Backpacking and the Art of Losing
The art of losing isn’t hard to master;
so many things seem filled with the intent
to be lost that their loss is no disaster.
When my entire life fits into a backpack, I notice everything that disappears. A phone charger left behind one hungover morning, a razor left in a hostel shower, a favorite pair of headphones tucked between the seats of a bus and forgotten in a hurry. Each loss is acutely felt. At first, I get annoyed with myself, cursing myself for another five or ten unnecessary dollars spent, thinking of how that could buy me another beachside beer or roadside dinner. Then I give in and accept the transitory nature of things. After all, the audacity of thinking we can own things is the root of all suffering.
Lose something every day. Accept the fluster
of lost door keys, the hour badly spent.
The art of losing isn’t hard to master.
Soon, I accept the transitory nature of time, too. I get hopelessly lost and amble through a city with no street signs, backpack straps cutting into my shoulders. I wait at a bus station that I’m not sure is a bus station but I’m told is a bus station. One time I find myself on a bus stopped on a Montenegrin highway for five hours for no discernible reason. At times like these, I feel a flash of anger materialize as a red flush in my cheeks. And then I breathe out, cool and blue.
Then practice losing farther, losing faster:
places, and names, and where it was you meant
to travel. None of these will bring disaster.
Half the names I’m told leave my mind before I’ve even had a chance to make an effort to remember them. People’s stories will run together: this one (what’s Canada’s name again?) quit their job to work on an organic farm in Thailand, or was it become a yoga teacher in India, or an English teacher in Korea? I answer the same three questions over and over again. I recite the list of places I’ve been over and over again. I have no idea where I’m going, over and over again. I’m from California, over and over again. Next. Each time, the conversation means a little less than before. But I still feel a wash of warmth come over me each time, the pleasant buzz of a temporary connection.
I lost my mother’s watch. And look! my last, or
next-to-last, of three loved houses went.
The art of losing isn’t hard to master.
But eventually all the losing gets to me. I miss the most mundane of things: the way my own duvet feels against bare skin, how easily my stove lights, how easy it is to buy groceries in my own language. Sometimes I find myself standing outside of a KFC staring in, basking in the red glow, imagining ordering a bucket of chicken thighs. I haven’t eaten there in five or maybe ten years but it still feels so damn familiar, like a distant relative’s home.
I lost two cities, lovely ones. And, vaster,
some realms I owned, two rivers, a continent.
I miss them, but it wasn’t a disaster.
Then there’s the gut punch feeling when you leave a place or a person you weren’t ready to leave.
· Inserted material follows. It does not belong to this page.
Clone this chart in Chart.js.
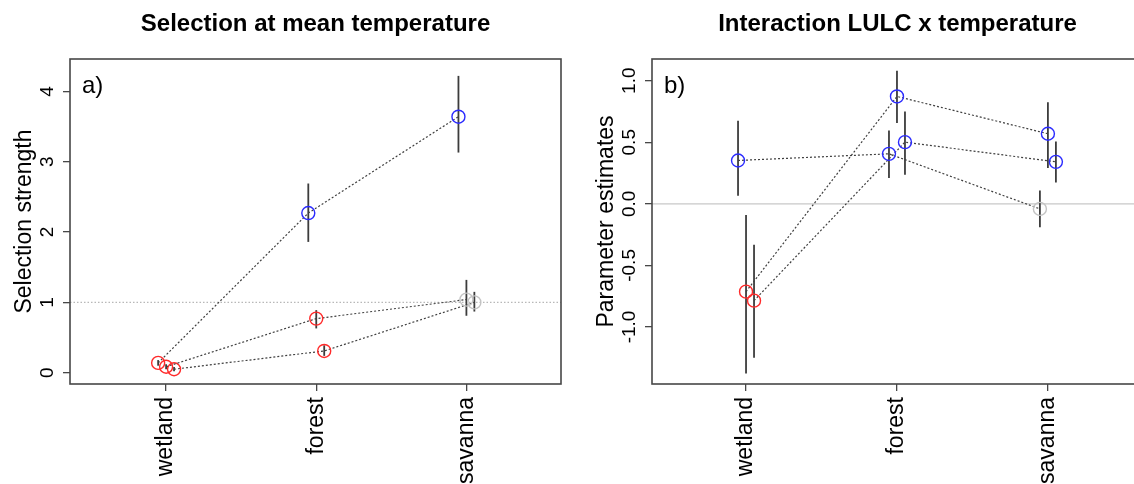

Even though I have no onward ticket, no external thing pushing me forward, my own feet move me forward, often in spite of myself. After all, what if the next place is better? I can always go back.
—Even losing you (the joking voice, a gesture
I love) I shan’t have lied. It’s evident
the art of losing’s not too hard to master
though it may look like (Write it!) like disaster.
And then there’s the suspicion you begin to have that home is wherever you aren’t. There’s the paradox that even though you’re seeing more of the world than any sane person can ever hope to see, you’re still acutely aware of how much you’ll never experience. There’s the realization that even though you may tell yourself — “I can always go back” — you can’t always do that. Because your obsession with not losing this one chance you have to live will once again draw you inexorably towards the unseen.
Note: Poem by Elizabeth Bishop, “One Art”
Allison Green is a former teacher who has been travel blogging since 2016, visiting 75+ countries in total. She has a Masters in Teaching and a B.A. in English and Creative Writing. As a former educator, she merges her writing and educational experience to encourage ethical, sustainable travel. She has been a speaker at the World Travel Writers Conference and TBEX. Her writing, photography, and podcasting work has appeared in National Geographic, CNN Arabic, CBC Canada, and Forbes, amongst others. When she’s not on the road, she lives in Bangkok, Thailand.
It’s so true, but in many ways it mimics life. The wheels keep on turning we go onwards.
Very true! This poem has long been a favorite of mine for exactly that reason. <3
This is a lovely sentiment. I think you’ve really touched upon the factors that make travel such a joy – even though some of them can seem really frustrating at first glance!
Thanks so much LC, I’m glad you can relate! It is a true balancing act and I think the frustration and, at times, pain are what balance out all the joy and bring it into focus.